La table ronde franco-allemande du Mouvement Européen Paris a convié Stephan Steinlein, Dominique Moisi, Joachim Bitterlich, Christian de Boissieu et Jeanette Suβ à répondre aux questions de Pascale Joanin.
La médiatrice a débuté l’échange en abordant l’importance de la bonne relation franco-allemande pour la santé européenne. L’Allemagne et la France nourrissent aujourd’hui des projets de coordination malheureusement trop peu connus. Les deux pays ont la volonté de mettre en place des projets bilatéraux dans l’espoir de relancer par la suite une dynamique au niveau européen. En ce sens, les deux pays jouent un rôle fondateur pour l’Union européenne actuelle.
L’Ambassadeur d’Allemagne décrit cependant une relation marquée par des désaccords sur des sujets stratégiques tel que le marché énergétique. Parallèlement, les deux pays mettent en place des compromis pour renforcer leur relation et faire front sur des sujets d’avenir. La politique migratoire et du droit d’asile est un bon exemple de cette coopération : malgré des différends les deux pays parviennent à s’aligner et à soutenir une position commune.
Par la suite, le lien entre l’économie et la géopolitique a été abordé. L’Europe est aujourd’hui marginalisée dans les conflits mondiaux, ce qui se ressent économiquement (croissance moins rapide et nécessité d’une relance écologique). L’Union européenne a cependant su agir face au drame ukrainien en remettant l’autonomie stratégique européenne et l’élargissement dans l’agenda politique. Cette position peut être remise en question face à un approfondissement européen encore incomplet.

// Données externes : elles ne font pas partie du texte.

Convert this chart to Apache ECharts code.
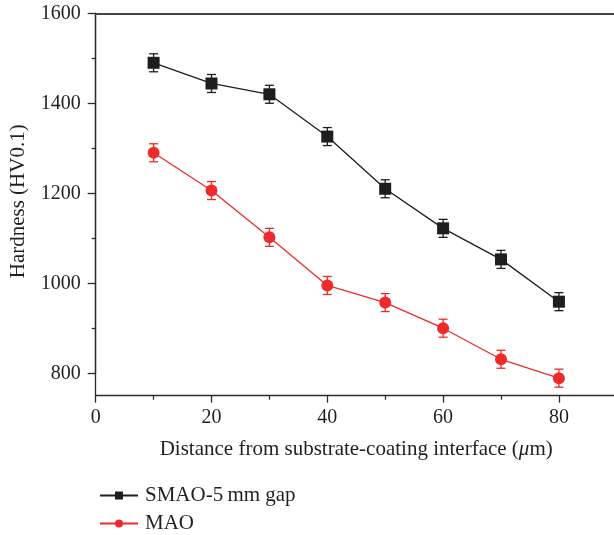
<!DOCTYPE html>
<html>
<head>
<meta charset="utf-8">
<script src="https://cdn.jsdelivr.net/npm/echarts@6/dist/echarts.min.js"></script>
<style>
html,body{margin:0;padding:0;background:#fff;}
#chart{width:614px;height:535px;}
</style>
</head>
<body>
<div id="chart"></div>
<script>
var distances = [10, 20, 30, 40, 50, 60, 70, 80];
var smaoValues = [1490, 1444, 1420, 1326, 1210, 1122, 1053, 959];
var smaoErrors = [20, 20, 20, 20, 20, 20, 20, 20];
var maoValues = [1290, 1206, 1102, 995, 957, 900, 831, 789];
var maoErrors = [20, 20, 20, 20, 20, 20, 20, 20];
var seriesNames = ['SMAO-5\u2009mm gap', 'MAO'];
var xTitle = 'Distance from substrate-coating interface ({i|\u03bc}m)';
var yTitle = 'Hardness (HV0.1)';

var FONT = 'Liberation Serif';
var TXT = '#231f20';
var AX = '#2b2b2b';

function pairs(xs, ys) { return xs.map(function (x, i) { return [x, ys[i]]; }); }
function errData(xs, ys, es) { return xs.map(function (x, i) { return [x, ys[i] - es[i], ys[i] + es[i]]; }); }

function errRender(color) {
  return function (params, api) {
    var x = api.value(0);
    var lo = api.coord([x, api.value(1)]);
    var hi = api.coord([x, api.value(2)]);
    var hw = 4.5;
    var st = { stroke: color, lineWidth: 1.3 };
    return {
      type: 'group',
      children: [
        { type: 'line', shape: { x1: lo[0], y1: lo[1], x2: hi[0], y2: hi[1] }, style: st },
        { type: 'line', shape: { x1: lo[0] - hw, y1: lo[1], x2: lo[0] + hw, y2: lo[1] }, style: st },
        { type: 'line', shape: { x1: hi[0] - hw, y1: hi[1], x2: hi[0] + hw, y2: hi[1] }, style: st }
      ]
    };
  };
}

var chart = echarts.init(document.getElementById('chart'), null, { renderer: 'canvas' });
var BLACK = '#1e1e1e', RED = '#ee2b2b';
var legendText = { fontFamily: FONT, fontSize: 21, color: TXT, padding: [0, 0, 0, 2] };

chart.setOption({
  animation: false,
  backgroundColor: '#fff',
  textStyle: { fontFamily: FONT, color: TXT },
  grid: [
    { left: 95.7, top: 13.3, width: 579, height: 382.4, outerBoundsMode: 'none', containLabel: false },
    { left: 95.7, top: 13.3, width: 579, height: 360, outerBoundsMode: 'none', containLabel: false }
  ],
  legend: [
    {
      data: [{ name: seriesNames[0] }],
      left: 94, top: 480,
      itemWidth: 38, itemHeight: 10,
      textStyle: legendText
    },
    {
      data: [{ name: seriesNames[1] }],
      left: 94, top: 508,
      itemWidth: 38, itemHeight: 10,
      textStyle: legendText
    }
  ],
  xAxis: [
    {
      gridIndex: 0, type: 'value', min: 0, max: 100, interval: 20,
      name: xTitle, nameLocation: 'middle', nameGap: 43,
      nameTextStyle: { fontFamily: FONT, fontSize: 21, color: TXT, padding: [0, 58, 0, 0],
        rich: { i: { fontFamily: FONT, fontSize: 21, fontStyle: 'italic', color: TXT } } },
      axisLine: { onZero: false, lineStyle: { color: AX, width: 1.3 } },
      axisTick: { show: true, inside: false, length: 7, lineStyle: { color: AX, width: 1.3 } },
      minorTick: { show: true, splitNumber: 2, length: 4, lineStyle: { color: AX, width: 1.3 } },
      axisLabel: { fontFamily: FONT, fontSize: 20, color: TXT, margin: 12,
        formatter: function (v) { return v > 80 ? '' : String(v); } },
      splitLine: { show: false }, minorSplitLine: { show: false }
    },
    {
      gridIndex: 0, type: 'value', min: 0, max: 100, position: 'top',
      axisLine: { onZero: false, lineStyle: { color: '#444', width: 2 } },
      axisTick: { show: false }, axisLabel: { show: false }, splitLine: { show: false }
    },
    {
      gridIndex: 1, type: 'value', min: 0, max: 100, show: false, splitLine: { show: false }
    }
  ],
  yAxis: [
    {
      gridIndex: 0, type: 'value', min: 750, max: 1600,
      axisLine: { show: true, onZero: false, lineStyle: { color: AX, width: 1.3 } },
      axisTick: { show: false }, axisLabel: { show: false }, splitLine: { show: false }
    },
    {
      gridIndex: 1, type: 'value', min: 800, max: 1600, interval: 200,
      name: yTitle, nameLocation: 'middle', nameGap: 67,
      nameTextStyle: { fontFamily: FONT, fontSize: 21, color: TXT, padding: [0, 16, 0, 0] },
      axisLine: { show: true, onZero: false, lineStyle: { color: AX, width: 1.3 } },
      axisTick: { show: true, inside: false, length: 8, lineStyle: { color: AX, width: 1.3 } },
      minorTick: { show: true, splitNumber: 2, length: 4, lineStyle: { color: AX, width: 1.3 } },
      axisLabel: { fontFamily: FONT, fontSize: 20, color: TXT, margin: 15,
        formatter: function (v) { return String(v); } },
      splitLine: { show: false }, minorSplitLine: { show: false }
    }
  ],
  series: [
    {
      name: seriesNames[0], type: 'line', xAxisIndex: 0, yAxisIndex: 0,
      data: pairs(distances, smaoValues),
      symbol: 'rect', symbolSize: 12, z: 3,
      lineStyle: { color: BLACK, width: 1.3 },
      itemStyle: { color: BLACK, borderWidth: 0 }
    },
    {
      name: seriesNames[1], type: 'line', xAxisIndex: 0, yAxisIndex: 0,
      data: pairs(distances, maoValues),
      symbol: 'circle', symbolSize: 12, z: 3,
      lineStyle: { color: RED, width: 1.3 },
      itemStyle: { color: RED, borderWidth: 0 }
    },
    {
      name: 'smaoErr', type: 'custom', xAxisIndex: 0, yAxisIndex: 0, z: 4,
      data: errData(distances, smaoValues, smaoErrors),
      renderItem: errRender(BLACK), silent: true
    },
    {
      name: 'maoErr', type: 'custom', xAxisIndex: 0, yAxisIndex: 0, z: 4,
      data: errData(distances, maoValues, maoErrors),
      renderItem: errRender(RED), silent: true
    }
  ]
});
</script>
</body>
</html>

La guerre en Ukraine a également permis de révéler les faiblesses de la politique énergétique européenne et les enjeux de financement de cette dernière. Ces enjeux ont notamment ravivé les débats sur un nouvel endettement commun. Cependant, l’Allemagne s’y oppose puisque sa constitution nationale limite l’endettement du pays.
Les difficultés économiques actuelles sont difficiles à résoudre sans aborder les problèmes de gouvernance et de financement. Les textes européens sont de plus en plus complexes ce qui pose un réel problème de pédagogie envers les citoyens.
Les intervenants ont également débattu de l’utilité de nouvelles réformes pour rendre les institutions plus gouvernables et transparentes vis-à-vis des citoyens. La diminution du nombre de portefeuilles avec la mise en place de duo de commissaires à la Commission ainsi que la remise en question du vote à l’unanimité au Conseil sur la politique sociale et la fiscalité ont été abordées comme des leviers de réformes. L’enjeu de ces modifications est notamment d’inventer de nouvelles solutions pour surmonter les oppositions isolées qui empêchent la poursuite de l’approfondissement et de l’élargissement.
L’évocation des élections de juin 2024 a été l’occasion de revenir sur la visibilité des enjeux européens et la nécessité de lutter contre la montée en puissance des extrêmes. La France et l’Allemagne doivent se rallier pour préserver la démocratie européenne, malgré des divergences court-termistes.
Cet échange s’est poursuivi par un moment enrichissant de questions avec le public.